Input for this task:
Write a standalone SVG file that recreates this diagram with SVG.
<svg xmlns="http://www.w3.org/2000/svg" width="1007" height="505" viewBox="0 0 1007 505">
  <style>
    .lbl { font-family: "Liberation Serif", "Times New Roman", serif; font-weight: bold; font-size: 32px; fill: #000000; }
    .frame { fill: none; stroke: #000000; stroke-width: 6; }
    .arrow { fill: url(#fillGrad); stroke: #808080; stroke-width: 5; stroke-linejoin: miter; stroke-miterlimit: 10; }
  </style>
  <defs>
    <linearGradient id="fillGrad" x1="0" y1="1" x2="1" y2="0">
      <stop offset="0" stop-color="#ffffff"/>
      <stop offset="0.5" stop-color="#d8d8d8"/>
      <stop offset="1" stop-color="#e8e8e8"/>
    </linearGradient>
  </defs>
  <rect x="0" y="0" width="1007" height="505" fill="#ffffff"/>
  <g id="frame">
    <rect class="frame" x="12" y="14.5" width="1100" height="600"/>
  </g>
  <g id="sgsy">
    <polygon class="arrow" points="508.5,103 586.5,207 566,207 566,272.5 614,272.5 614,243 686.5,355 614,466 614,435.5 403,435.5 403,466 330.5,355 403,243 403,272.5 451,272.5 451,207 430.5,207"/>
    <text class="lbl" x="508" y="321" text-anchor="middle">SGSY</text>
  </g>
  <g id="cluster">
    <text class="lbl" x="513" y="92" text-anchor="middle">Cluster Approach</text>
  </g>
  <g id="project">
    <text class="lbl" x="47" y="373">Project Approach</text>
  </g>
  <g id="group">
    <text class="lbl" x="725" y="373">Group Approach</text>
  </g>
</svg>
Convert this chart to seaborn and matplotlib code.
--
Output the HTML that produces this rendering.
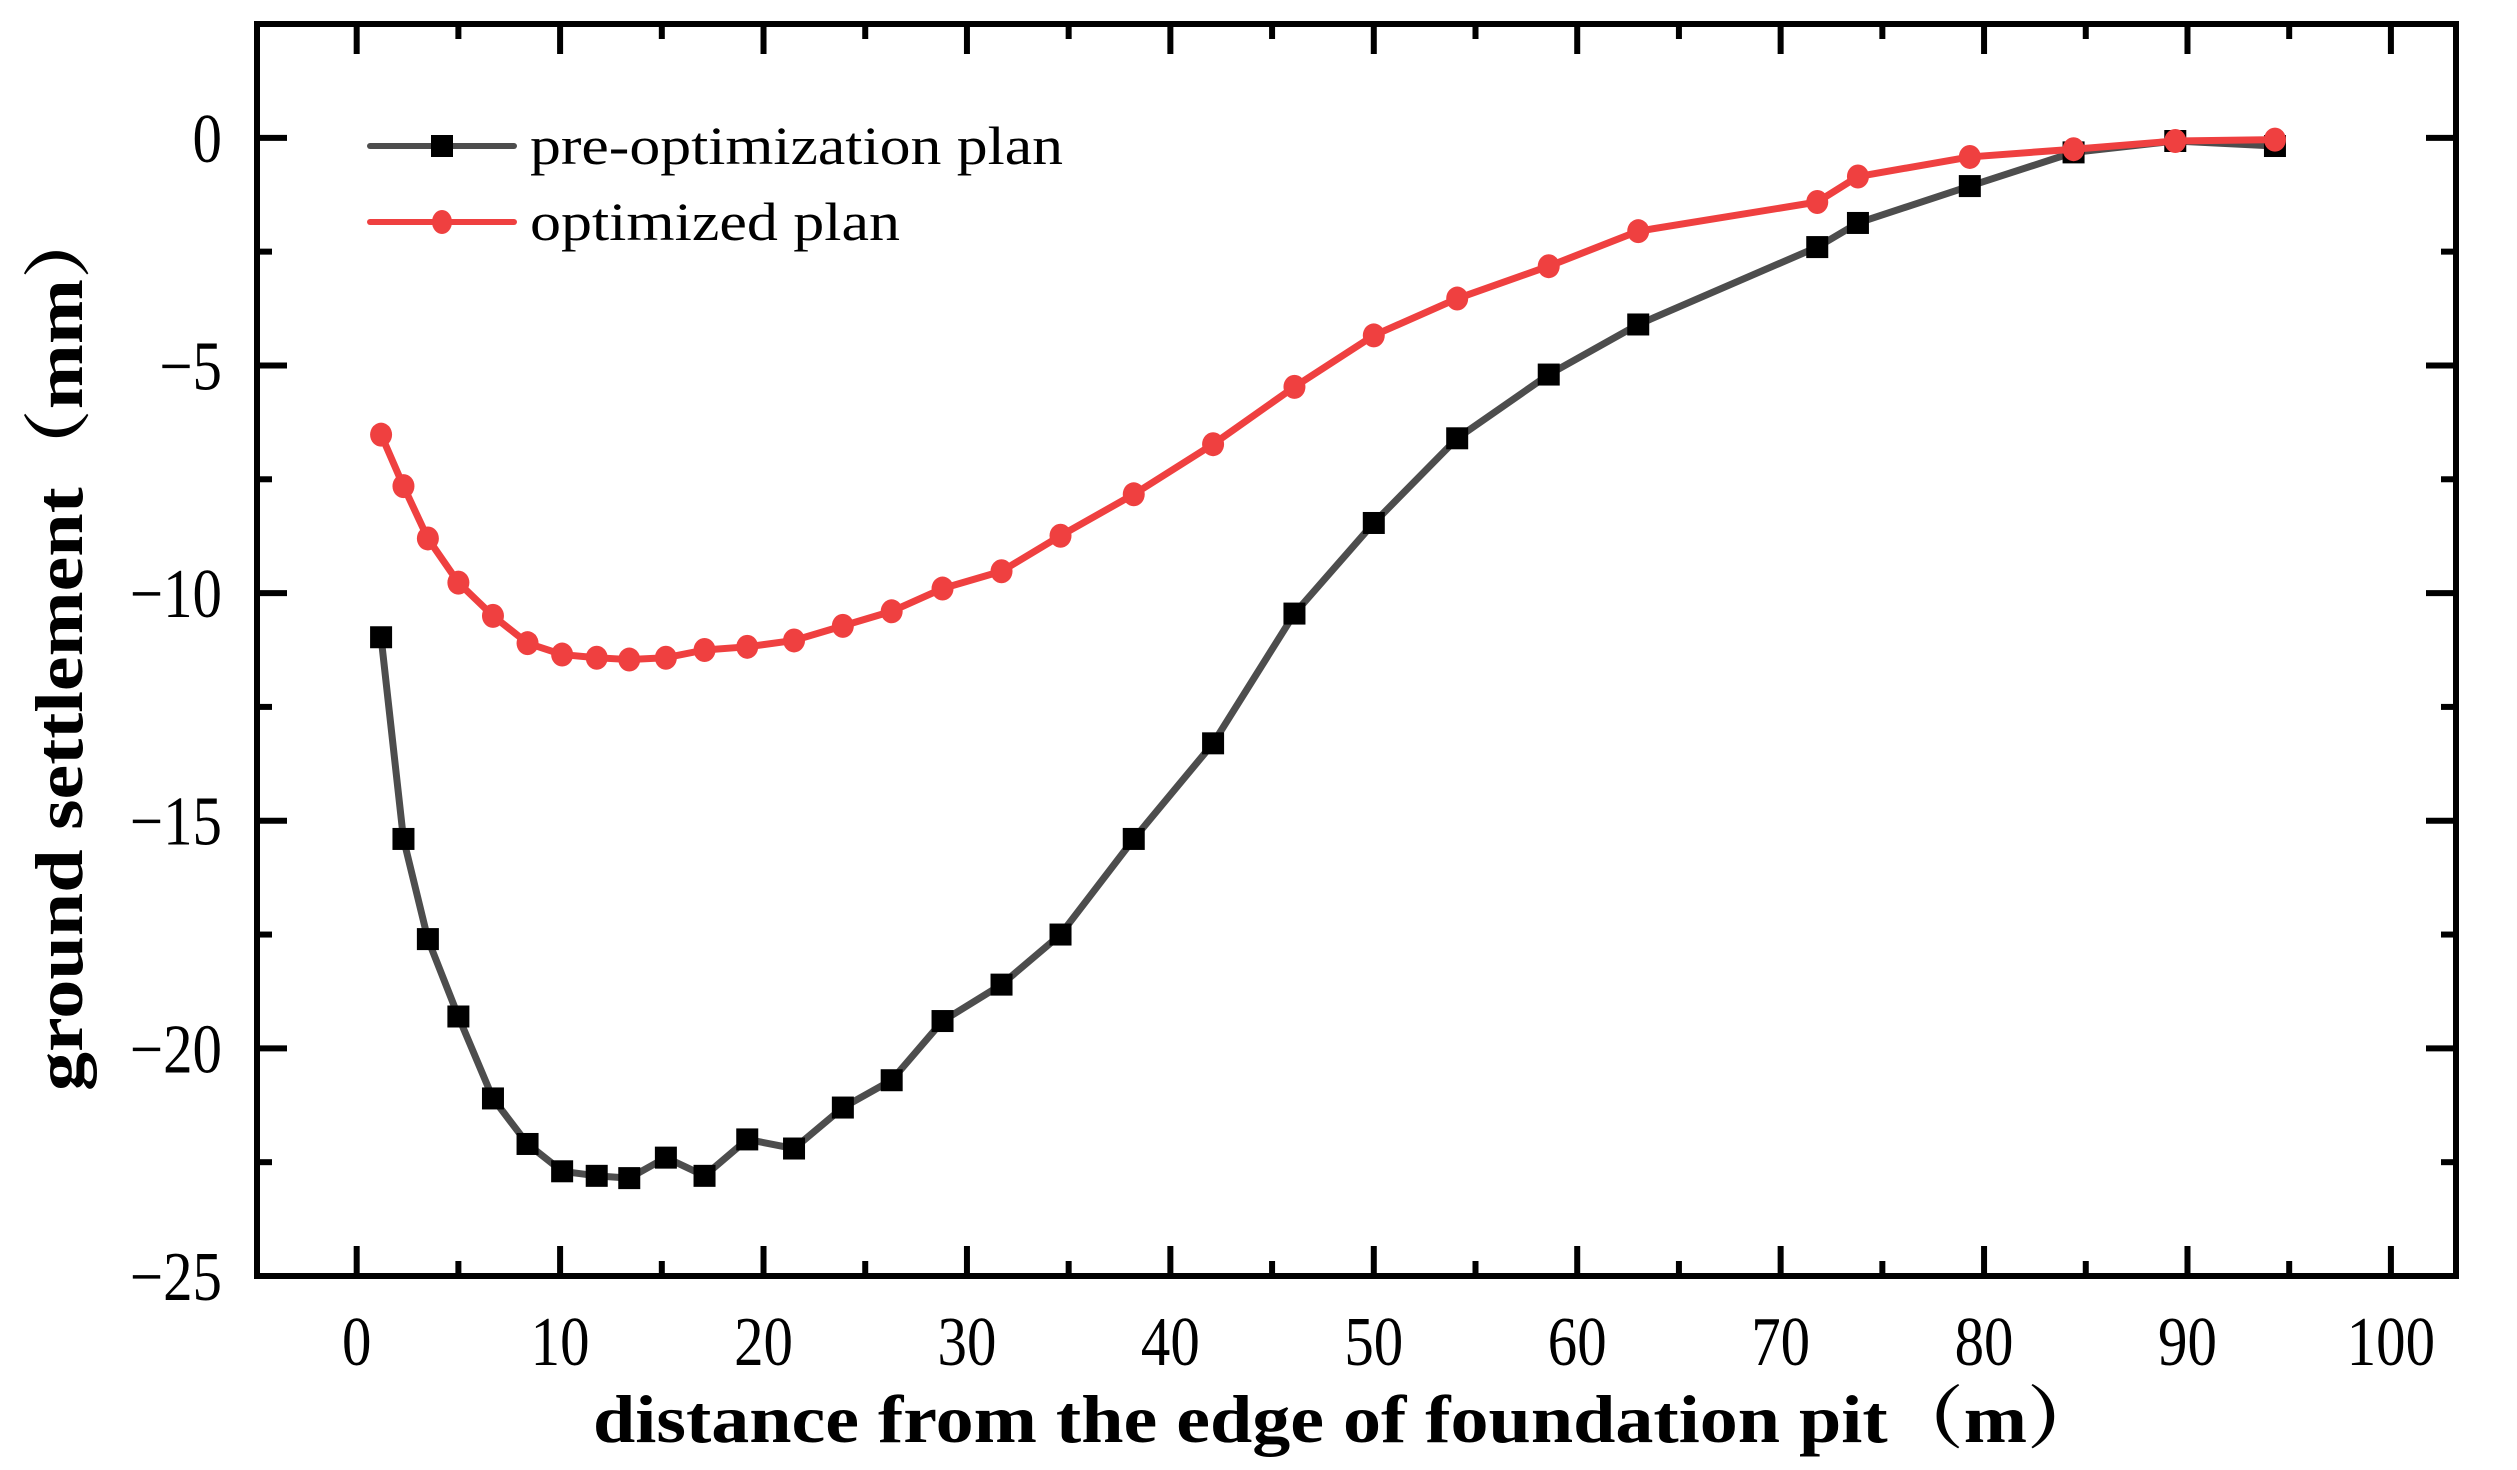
* * *
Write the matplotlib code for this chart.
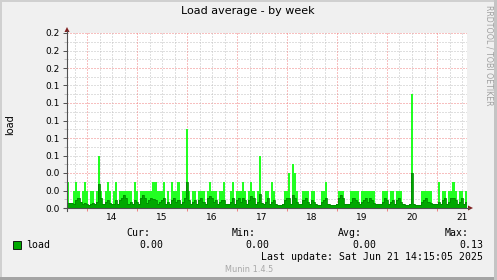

Stated task: Retype, word for word, every line from the line with "Write a standalone" to the line with "Convert this chart", inclusive. Add nothing.

Exercise output:
Write a standalone SVG file that recreates this diagram with SVG.
<svg xmlns="http://www.w3.org/2000/svg" width="1007" height="505" viewBox="0 0 1007 505">
  <style>
    .lbl { font-family: "Liberation Serif", "Times New Roman", serif; font-weight: bold; font-size: 32px; fill: #000000; }
    .frame { fill: none; stroke: #000000; stroke-width: 6; }
    .arrow { fill: url(#fillGrad); stroke: #808080; stroke-width: 5; stroke-linejoin: miter; stroke-miterlimit: 10; }
  </style>
  <defs>
    <linearGradient id="fillGrad" x1="0" y1="1" x2="1" y2="0">
      <stop offset="0" stop-color="#ffffff"/>
      <stop offset="0.5" stop-color="#d8d8d8"/>
      <stop offset="1" stop-color="#e8e8e8"/>
    </linearGradient>
  </defs>
  <rect x="0" y="0" width="1007" height="505" fill="#ffffff"/>
  <g id="frame">
    <rect class="frame" x="12" y="14.5" width="1100" height="600"/>
  </g>
  <g id="sgsy">
    <polygon class="arrow" points="508.5,103 586.5,207 566,207 566,272.5 614,272.5 614,243 686.5,355 614,466 614,435.5 403,435.5 403,466 330.5,355 403,243 403,272.5 451,272.5 451,207 430.5,207"/>
    <text class="lbl" x="508" y="321" text-anchor="middle">SGSY</text>
  </g>
  <g id="cluster">
    <text class="lbl" x="513" y="92" text-anchor="middle">Cluster Approach</text>
  </g>
  <g id="project">
    <text class="lbl" x="47" y="373">Project Approach</text>
  </g>
  <g id="group">
    <text class="lbl" x="725" y="373">Group Approach</text>
  </g>
</svg>
Convert this chart to seaborn and matplotlib code.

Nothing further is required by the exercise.